Ich bin fast geneigt, Medienkompentenz in Spiel zu bringen (nicht für Grundschüler …) — wobei es dann mitnichten um das Internet allein ginge
Dass “in der öffentlichen Diskussion der gleiche Raum eingeräumt” wird für Themen völlig unterschiedlicher Relevanz und Wahrheitsgehalt, das scheint mir schon eher das Problem. Wenn ich gelernt habe an gewissen Merkmalen die Seriosität festzumachen, dann verschiebt sich (zum Glück noch) dieses Verhältnis.
Deswegen ist es natürlich auch wichtig, dass man die bei Handystrahlung zunächst einmal berechtigten (!) Ängste ernst nimmt. Im Prinzip haben wir hier bis heute empirisch herausgefunden, dass sie wohl nicht viel bewirken. Netter Feldversuch. Das ist auch ein Aspekt, den wir im Nachhinein nicht vergessen sollten. Die Klimaveränderungen und deren Ursachen sind ebenso ein Feldversuch, nur wird der Ausgang wohl anders aussehen. Soviel können wir heute schon sagen.
Wir rennen also im Prinzip erstmal dem Machbaren hinterher. Mehr Naturwissenschaft in der Schule wird eher zu mehr Machbaren führen. Nicht zu mehr Verantwortung. Diese brauchen wir so nötig.
Mit “mehr Naturwissenschaft” meine ich nicht mehr spezifisches Wissen – ich gebe Dir völlig recht, es bringt nicht viel, spezifische Themen im Detail auszubreiten, wenn alle paar Jahre was Neues durchs Dorf getrieben wird.
“Wenn ich gelernt habe an gewissen Merkmalen die Seriosität festzumachen..” – genau das meine ich. Dazu reicht aber Medienkompetenz alleine nicht, man muss auch gelernt haben, wie Wissenschaft funktioniert. So gesehen, schliessen sich “mehr Machbarkeit” und “mehr Verantwortung” nicht aus, im Gegenteil. Je mehr Menschen beurteilen können, was Wissenschaftler (und solche die sich dafür halten) treiben und je mehr Leute sich halbwegs kompetent in die Debatten einmischen, umso eher wird verantwortlich mit dem Machbaren umgegangen. Dass eine wissenschafts-und medienkompetente Öffentlichkeit für einzelne Forscher und zweifelhafte neue Technologien nicht bequem wäre, ist auch klar.

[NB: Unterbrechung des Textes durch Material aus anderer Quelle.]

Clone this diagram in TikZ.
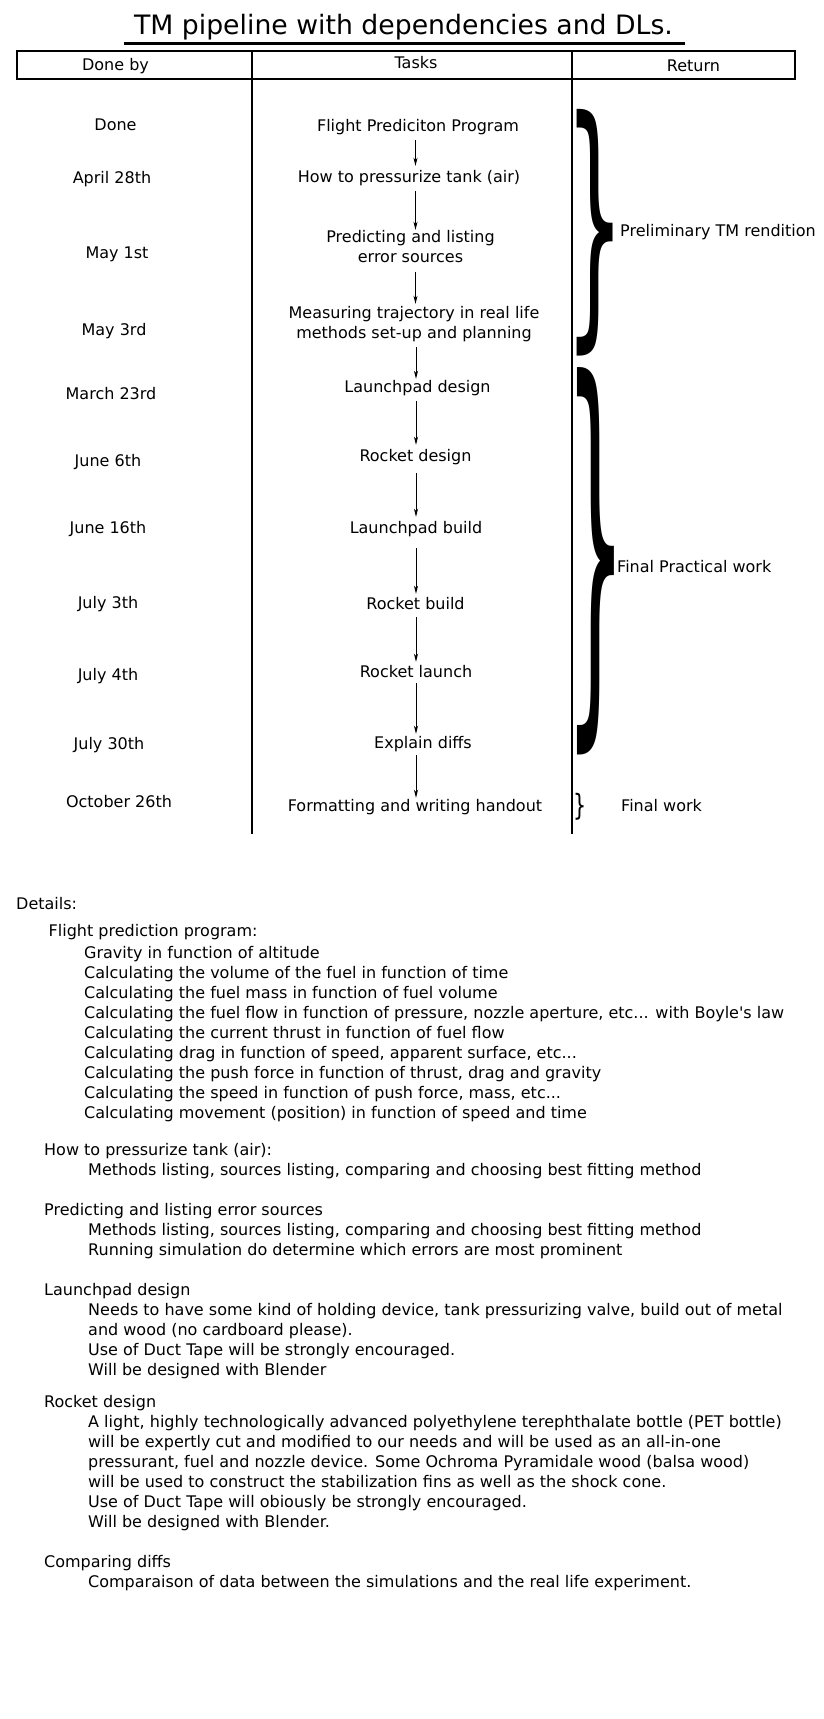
\documentclass[tikz,border=0pt]{standalone}
\usepackage{fontspec}
\setmainfont{DejaVu Sans}[Ligatures=TeXOff]
\usetikzlibrary{arrows.meta}
\tikzset{
  txt/.style={inner sep=0pt, font=\fontsize{16}{20}\selectfont},
  lft/.style={txt, anchor=base west},
  ctr/.style={txt, anchor=base},
  task/.style={txt, anchor=base, text height=12pt, text depth=4pt},
  task2/.style={txt, anchor=north, align=center},
  rule/.style={line width=2pt},
  arr/.style={line width=1pt, -{Stealth[length=8pt,width=4pt,inset=2pt]}},
  brc/.style={inner sep=0pt, anchor=north west}
}
\begin{document}
\begin{tikzpicture}[x=1pt,y=-1pt]
\useasboundingbox (0,0) rectangle (823,1719);
\fill[white] (0,0) rectangle (823,1719);
% title
\node[inner sep=0pt, anchor=base, font=\fontsize{26.7}{30}\selectfont] (title) at (403.5,34.5) {TM pipeline with dependencies and DLs.};
\draw[line width=3.3pt] (124,43.3) -- (685,43.3);
% table
\draw[rule] (16.8,51) rectangle (794.5,78.5);
\draw[rule] (251.7,51) -- (251.7,834);
\draw[rule] (571.8,51) -- (571.8,834);
\node[ctr] (h1) at (115.5,70.5) {Done by};
\node[ctr] (h2) at (416,68) {Tasks};
\node[ctr] (h3) at (693.5,71.5) {Return};
% done by column
\node[ctr] (d1) at (115.5,130.5) {Done};
\node[ctr] (d2) at (112,183) {April 28th};
\node[ctr] (d3) at (117,258) {May 1st};
\node[ctr] (d4) at (114,335) {May 3rd};
\node[ctr] (d5) at (111,399) {March 23rd};
\node[ctr] (d6) at (108,466) {June 6th};
\node[ctr] (d7) at (108,533) {June 16th};
\node[ctr] (d8) at (108,608) {July 3th};
\node[ctr] (d9) at (108,680) {July 4th};
\node[ctr] (d10) at (109,749) {July 30th};
\node[ctr] (d11) at (119,807) {October 26th};
% tasks
\node[task] (t1) at (418,131) {Flight Prediciton Program};
\node[task] (t2) at (409,182) {How to pressurize tank (air)};
\node[task2] (t3) at (410.5,229.8) {Predicting and listing\\error sources};
\node[task2] (t4) at (414,305.8) {Measuring trajectory in real life\\methods set-up and planning};
\node[task] (t5) at (417.5,392) {Launchpad design};
\node[task] (t6) at (415.5,461) {Rocket design};
\node[task] (t7) at (416,533) {Launchpad build};
\node[task] (t8) at (415.5,609) {Rocket build};
\node[task] (t9) at (416,677) {Rocket launch};
\node[task] (t10) at (423,748) {Explain diffs};
\node[task] (t11) at (415,811) {Formatting and writing handout};
% arrows
\coordinate (ax1) at (415.5,0);
\coordinate (ax2) at (416,0);
\draw[arr, shorten <=5pt, shorten >=4pt] (t1.south -| ax1) -- (t2.north -| ax1);
\draw[arr, shorten <=5pt] (t2.south -| ax1) -- (t3.north -| ax1);
\draw[arr, shorten <=9pt, shorten >=2pt] (t3.south -| ax1) -- (t4.north -| ax1);
\draw[arr, shorten <=5.7pt, shorten >=1pt] (t4.south -| ax2) -- (t5.north -| ax2);
\draw[arr, shorten <=5pt, shorten >=4pt] (t5.south -| ax2) -- (t6.north -| ax2);
\draw[arr, shorten <=8pt, shorten >=4pt] (t6.south -| ax2) -- (t7.north -| ax2);
\draw[arr, shorten <=11pt, shorten >=3pt] (t7.south -| ax2) -- (t8.north -| ax2);
\draw[arr, shorten <=4pt, shorten >=3pt] (t8.south -| ax2) -- (t9.north -| ax2);
\draw[arr, shorten <=2pt, shorten >=2pt] (t9.south -| ax2) -- (t10.north -| ax2);
\draw[arr, shorten <=3pt, shorten >=1pt] (t10.south -| ax2) -- (t11.north -| ax2);
% braces
\node[brc] (b1) at (564.8,109.5) {\resizebox*{59.1pt}{246.5pt}{\}}};
\node[brc] (b2) at (564.8,367) {\resizebox*{60.8pt}{387pt}{\}}};
\node[brc] (b3) at (573.2,793) {\resizebox*{13.1pt}{27pt}{\}}};
\node[lft] (r1) at (620,236) {Preliminary TM rendition};
\node[lft] (r2) at (617,572) {Final Practical work};
\node[lft] (r3) at (621,811) {Final work};
% details
\node[lft] (x0) at (16,909) {Details:};
\node[lft] (x1) at (48.5,936) {Flight prediction program:};
\node[lft] (x1a) at (84,958) {Gravity in function of altitude};
\node[lft] (x1b) at (84,978) {Calculating the volume of the fuel in function of time};
\node[lft] (x1c) at (84,998) {Calculating the fuel mass in function of fuel volume};
\node[lft] (x1d) at (84,1018) {Calculating the fuel flow in function of pressure, nozzle aperture, etc... with Boyle's law};
\node[lft] (x1e) at (84,1038) {Calculating the current thrust in function of fuel flow};
\node[lft] (x1f) at (84,1058) {Calculating drag in function of speed, apparent surface, etc...};
\node[lft] (x1g) at (84,1078) {Calculating the push force in function of thrust, drag and gravity};
\node[lft] (x1h) at (84,1098) {Calculating the speed in function of push force, mass, etc...};
\node[lft] (x1i) at (84,1118) {Calculating movement (position) in function of speed and time};
\node[lft] (x2) at (44,1155.3) {How to pressurize tank (air):};
\node[lft] (x2a) at (88,1175.3) {Methods listing, sources listing, comparing and choosing best fitting method};
\node[lft] (x3) at (44,1215.3) {Predicting and listing error sources};
\node[lft] (x3a) at (88,1235.3) {Methods listing, sources listing, comparing and choosing best fitting method};
\node[lft] (x3b) at (88,1255.3) {Running simulation do determine which errors are most prominent};
\node[lft] (x4) at (44,1295.3) {Launchpad design};
\node[lft] (x4a) at (88,1315.3) {Needs to have some kind of holding device, tank pressurizing valve, build out of metal};
\node[lft] (x4b) at (88,1335.3) {and wood (no cardboard please).};
\node[lft] (x4c) at (88,1355.3) {Use of Duct Tape will be strongly encouraged.};
\node[lft] (x4d) at (88,1375.3) {Will be designed with Blender};
\node[lft] (x5) at (44,1407.7) {Rocket design};
\node[lft] (x5a) at (88,1427.7) {A light, highly technologically advanced polyethylene terephthalate bottle (PET bottle)};
\node[lft] (x5b) at (88,1447.7) {will be expertly cut and modified to our needs and will be used as an all-in-one};
\node[lft] (x5c) at (88,1467.7) {pressurant, fuel and nozzle device. Some Ochroma Pyramidale wood (balsa wood)};
\node[lft] (x5d) at (88,1487.7) {will be used to construct the stabilization fins as well as the shock cone.};
\node[lft] (x5e) at (88,1507.7) {Use of Duct Tape will obiously be strongly encouraged.};
\node[lft] (x5f) at (88,1527.7) {Will be designed with Blender.};
\node[lft] (x6) at (44,1567) {Comparing diffs};
\node[lft] (x6a) at (88,1587) {Comparaison of data between the simulations and the real life experiment.};
\end{tikzpicture}
\end{document}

“Dazu reicht aber Medienkompetenz alleine nicht, man muss auch gelernt haben, wie Wissenschaft funktioniert.”
Stimme zu. (Frage mich nur, wie hoch der Prozentsatz am Ende sein kann. Aber das ist eben eine andere Frage.)
“Was fehlt ist das Verständnis, wie Wissenschaft funktioniert.” – Da kann ich Quantenwelt nur zustimmen. Wie soll denn der “Normalbürger” bei der Zeitungslektüre auseinanderhalten können, was eine wissenschaftlich fundierte Studien ist und was substanzlose Panikmache? Beidem wird in der öffentlichen Diskussion der gleiche Raum eingeräumt und für das nicht-trainierte Auge scheint eben ein Bericht über die Gefahren der Handystrahlen genauso plausibel wie ein Bericht über die Gefahren der Klimaerwärmung. Wahrscheinlich muss man da schon in der Schule , ja, in der Grundschule ansetzen. Weniger Detailwissen im naturwissenschaftlichen Unterricht, dafür mehr “Wie Wissenschaft funktioniert” ? Vielleicht auch keine 3 Stunden Reli-Unterricht , wie in der bayrischen Grundschule, dafür etwas mehr Naturwissenschaft und kritisches Denken?